Code that draws figures:
○ ○ ○ ○ ○
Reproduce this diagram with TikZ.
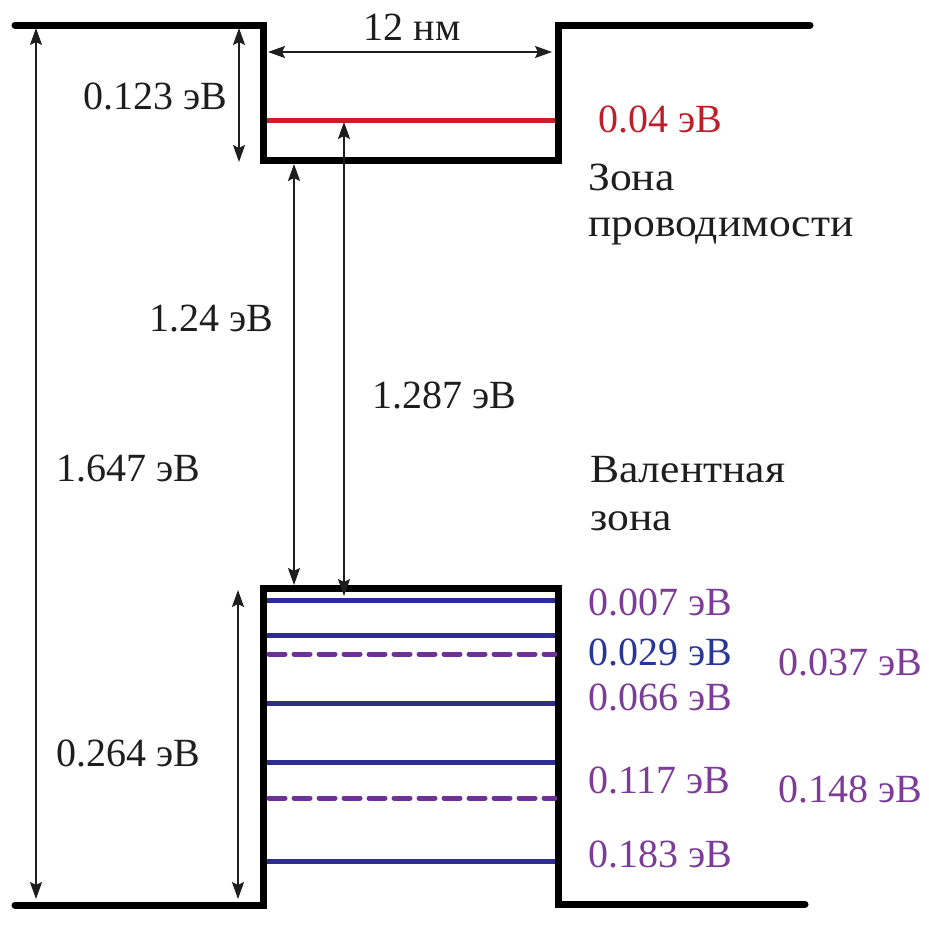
\documentclass[tikz,border=0pt]{standalone}
\usepackage{fontspec}
\setmainfont{Liberation Serif}
\usetikzlibrary{arrows.meta}
\definecolor{wellblack}{RGB}{0,0,0}
\definecolor{lvlred}{RGB}{205,30,40}
\definecolor{txtred}{RGB}{190,30,40}
\definecolor{lvlblue}{RGB}{45,45,145}
\definecolor{txtblue}{RGB}{40,55,150}
\definecolor{lvlpurple}{RGB}{110,50,150}
\definecolor{txtpurple}{RGB}{125,60,150}
\definecolor{txtblack}{RGB}{30,30,30}
\tikzset{
  wall/.style={line width=7pt, draw=wellblack, line join=miter, line cap=round},
  lvlsolid/.style={line width=5pt, draw=lvlblue},
  lvldash/.style={line width=5pt, draw=lvlpurple, dash pattern=on 16pt off 9pt, line cap=round},
  lvlcond/.style={line width=5pt, draw=lvlred},
  dim/.style={line width=2.2pt, draw=txtblack, {Stealth[length=17pt,width=12pt,inset=3pt]}-{Stealth[length=17pt,width=12pt,inset=3pt]}},
  lbl/.style={inner sep=0pt, font=\fontsize{40}{48}\selectfont, text=txtblack},
}
\newcommand{\widecyr}[1]{\scalebox{1.09}[1]{#1}}
\begin{document}
\begin{tikzpicture}[x=1pt,y=-1pt]
\useasboundingbox (0,0) rectangle (929,926);
% well outline (conduction band)
\coordinate (cb1) at (15,25);
\coordinate (cb2) at (263,25);
\coordinate (cb3) at (263,160);
\coordinate (cb4) at (558,160);
\coordinate (cb5) at (558,25);
\coordinate (cb6) at (810,25);
\draw[wall] (cb1) -- (cb2) -- (cb3) -- (cb4) -- (cb5) -- (cb6);
% valence band outline
\coordinate (vb1) at (15,905);
\coordinate (vb2) at (263,905);
\coordinate (vb3) at (263,588);
\coordinate (vb4) at (558,588);
\coordinate (vb5) at (558,904);
\coordinate (vb6) at (805,904);
\draw[wall] (vb1) -- (vb2) -- (vb3) -- (vb4) -- (vb5) -- (vb6);
% conduction level
\coordinate (rL) at (267,120);
\coordinate (rR) at (555,120);
\draw[lvlcond] (rL) -- (rR);
% valence levels
\foreach \yy/\nm in {600/a,635/b,703/c,762/d,861/e}{
  \coordinate (l\nm) at (267,\yy);
  \coordinate (r\nm) at (555,\yy);
  \draw[lvlsolid] (l\nm) -- (r\nm);
}
\foreach \yy/\nm in {654/f,798/g}{
  \coordinate (l\nm) at (269,\yy);
  \coordinate (r\nm) at (555,\yy);
  \draw[lvldash] (l\nm) -- (r\nm);
}
% dimension arrows
\coordinate (d1a) at (36,28);  \coordinate (d1b) at (36,899);
\coordinate (d2a) at (239,28); \coordinate (d2b) at (239,162);
\coordinate (d3a) at (268,52); \coordinate (d3b) at (552,52);
\coordinate (d4a) at (294,164); \coordinate (d4b) at (294,585);
\coordinate (d5a) at (344,122); \coordinate (d5b) at (344,596);
\coordinate (d6a) at (238,590); \coordinate (d6b) at (238,899);
\draw[dim] (d1a) -- (d1b);
\draw[dim] (d2a) -- (d2b);
\draw[dim] (d3a) -- (d3b);
\draw[dim] (d4a) -- (d4b);
\draw[dim] (d5a) -- (d5b);
\draw[dim] (d6a) -- (d6b);
% labels
\node[lbl, anchor=base] (t12) at (412,40) {12 нм};
\node[lbl, anchor=base] (t0123) at (155,109) {0.123 эВ};
\node[lbl, anchor=base west, text=txtred] (t004) at (598,132) {0.04 эВ};
\node[lbl, anchor=base west] (tzona) at (588,190) {\widecyr{Зона}};
\node[lbl, anchor=base west] (tprov) at (588,236) {\widecyr{проводимости}};
\node[lbl, anchor=base] (t124) at (211,331) {1.24 эВ};
\node[lbl, anchor=base] (t1287) at (444,408) {1.287 эВ};
\node[lbl, anchor=base] (t1647) at (128,481) {1.647 эВ};
\node[lbl, anchor=base west] (tval) at (590,482) {\widecyr{Валентная}};
\node[lbl, anchor=base west] (tzona2) at (590,530) {\widecyr{зона}};
\node[lbl, anchor=base] (t0264) at (128,766) {0.264 эВ};
\node[lbl, anchor=base west, text=txtpurple] (t0007) at (588,615) {0.007 эВ};
\node[lbl, anchor=base west, text=txtblue] (t0029) at (588,665) {0.029 эВ};
\node[lbl, anchor=base west, text=txtpurple] (t0066) at (588,710) {0.066 эВ};
\node[lbl, anchor=base west, text=txtpurple] (t0117) at (588,793) {0.117 эВ};
\node[lbl, anchor=base west, text=txtpurple] (t0183) at (588,867) {0.183 эВ};
\node[lbl, anchor=base west, text=txtpurple] (t0037) at (778,675) {0.037 эВ};
\node[lbl, anchor=base west, text=txtpurple] (t0148) at (778,802) {0.148 эВ};
\end{tikzpicture}
\end{document}
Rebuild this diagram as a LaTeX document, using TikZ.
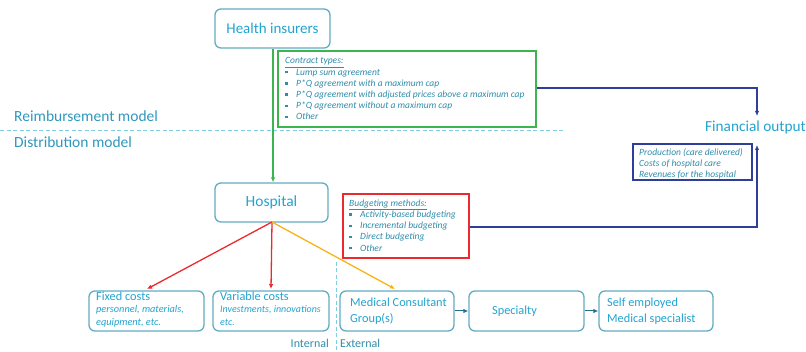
\documentclass[tikz,border=0pt]{standalone}
\usepackage{fontspec}
\setmainfont{Carlito}
\usetikzlibrary{arrows.meta}
\definecolor{ttxt}{HTML}{22A3CF}
\definecolor{ltxt}{HTML}{2F98BC}
\definecolor{itxt}{HTML}{2F8CAA}
\definecolor{bord}{HTML}{62ACC2}
\definecolor{dashc}{HTML}{80CCE0}
\definecolor{cgreen}{HTML}{3DB54F}
\definecolor{cred}{HTML}{EB2A2F}
\definecolor{corange}{HTML}{F6B417}
\definecolor{cnavy}{HTML}{2F3E98}
\definecolor{cdark}{HTML}{24708A}
\newcommand\bul{\makebox[11pt][l]{\rule[1.6pt]{2.4pt}{2.4pt}}}
\tikzset{
  rbox/.style={draw=bord, line width=1.3pt, rounded corners=6pt, inner sep=0pt},
  ttl/.style={text=ttxt, font=\fontsize{13}{15}\selectfont},
  lst/.style={text=itxt, font=\fontsize{9.5}{11.2}\selectfont\itshape, align=left, inner sep=0pt, anchor=north west},
  arr/.style={-{Latex[length=5pt,width=4.5pt]}, line width=1.3pt},
  dline/.style={dashc, line width=1pt, dash pattern=on 4pt off 2.5pt},
}
\begin{document}
\begin{tikzpicture}[x=1pt,y=-1pt]
\useasboundingbox (0,0) rectangle (806,352);
% boxes
\node[rbox, minimum width=115pt, minimum height=39pt, ttl, font=\fontsize{15}{17}\selectfont] (hi) at (272.5,28.5) {Health insurers};
\node[rbox, minimum width=113pt, minimum height=39pt, ttl, font=\fontsize{15.5}{17}\selectfont] (hosp) at (271.5,202.5) {Hospital};
% contract box
\node[draw=cgreen, line width=1.3pt, minimum width=258pt, minimum height=76pt, inner sep=0pt] (ct) at (407,89) {};
\node[lst] (ctt) at (285,57.5) {\underline{Contract types:}\\
\bul Lump sum agreement\\
\bul P*Q agreement with a maximum cap\\
\bul P*Q agreement with adjusted prices above a maximum cap\\
\bul P*Q agreement without a maximum cap\\
\bul Other};
% budgeting box
\node[draw=cred, line width=1.3pt, minimum width=126pt, minimum height=64pt, inner sep=0pt] (bm) at (406,226) {};
\node[lst] (bmt) at (349,199.5) {\underline{Budgeting methods:}\\
\bul Activity-based budgeting\\
\bul Incremental budgeting\\
\bul Direct budgeting\\
\bul Other};
% financial box
\node[draw=cnavy, line width=1.3pt, minimum width=119pt, minimum height=36pt, inner sep=0pt] (fb) at (692.5,162) {};
\node[lst] (fbt) at (639,148) {Production (care delivered)\\Costs of hospital care\\Revenues for the hospital};
\node[text=ttxt, font=\fontsize{15.3}{17}\selectfont, anchor=east, inner sep=0pt] (fo) at (806,127) {Financial output};
\coordinate (fotop) at (757,116);
\coordinate (fobot) at (757,145);
% model labels
\node[text=ltxt, font=\fontsize{15.5}{17}\selectfont, anchor=west, inner sep=0pt] (rm) at (14,116) {Reimbursement model};
\node[text=ltxt, font=\fontsize{15.5}{17}\selectfont, anchor=west, inner sep=0pt] (dm) at (14,142) {Distribution model};
\coordinate (dl1) at (0,131);
\coordinate (dl2) at (565,131);
\draw[dline] (dl1) -- (dl2);
% bottom boxes
\node[rbox, minimum width=115pt, minimum height=40pt] (fc) at (146.5,311) {};
\node[text=ttxt, font=\fontsize{12.3}{13}\selectfont, anchor=north west, inner sep=0pt, align=left] (fct) at (96,291.5) {Fixed costs\\[-0.5pt]{\fontsize{10.3}{12}\selectfont\itshape personnel, materials,}\\[-0.5pt]{\fontsize{10.3}{12}\selectfont\itshape equipment, etc.}};
\node[rbox, minimum width=116pt, minimum height=40pt] (vc) at (271,311) {};
\node[text=ttxt, font=\fontsize{12.3}{13}\selectfont, anchor=north west, inner sep=0pt, align=left] (vct) at (220,291.5) {Variable costs\\[-0.5pt]{\fontsize{10}{12}\selectfont\itshape Investments, innovations}\\[-0.5pt]{\fontsize{10}{12}\selectfont\itshape etc.}};
\node[rbox, minimum width=114pt, minimum height=40pt] (mc) at (397,311) {};
\node[text=ttxt, font=\fontsize{12.3}{16}\selectfont, anchor=west, inner sep=0pt, align=left] (mct) at (350,311) {Medical Consultant\\Group(s)};
\node[rbox, minimum width=115pt, minimum height=40pt] (sp) at (526.5,311) {};
\node[text=ttxt, font=\fontsize{12.3}{13}\selectfont, anchor=west, inner sep=0pt] (spt) at (492,311) {Specialty};
\node[rbox, minimum width=114pt, minimum height=40pt] (se) at (656,311) {};
\node[text=ttxt, font=\fontsize{12.3}{16}\selectfont, anchor=west, inner sep=0pt, align=left] (set) at (607,311) {Self employed\\Medical specialist};
% internal / external
\coordinate (vd1) at (336,262);
\coordinate (vd2) at (336,352);
\draw[dline] (vd1) -- (vd2);
\node[text=itxt, font=\fontsize{12}{14}\selectfont, anchor=east, inner sep=0pt] (int) at (329,343) {Internal};
\node[text=itxt, font=\fontsize{12}{14}\selectfont, anchor=west, inner sep=0pt] (ext) at (340,343) {External};
% connectors
\draw[arr, cgreen] (hi.south -| 273,0) -- (hosp.north -| 273,0);
\draw[arr, cnavy] (ct.east |- 0,88) -| (fotop);
\draw[arr, cnavy] (bm.east |- 0,227) -| (fobot);
\coordinate (hb) at (272,222);
\draw[arr, cred] (hb) -- (147,289);
\draw[arr, cred] (hb) -- (271,289);
\draw[arr, corange] (hb) -- (395,289);
\draw[arr, cdark, line width=1pt] (mc.east) -- (sp.west);
\draw[arr, cdark, line width=1pt] (sp.east) -- (se.west);
\end{tikzpicture}
\end{document}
○ ○ ○ ○ ○
GOAL OF THE EXERCISE: Among the records above, find each line holding the string "diagram" and pull it out.

FULL OUTPUT:
Reproduce this diagram with TikZ.
Rebuild this diagram as a LaTeX document, using TikZ.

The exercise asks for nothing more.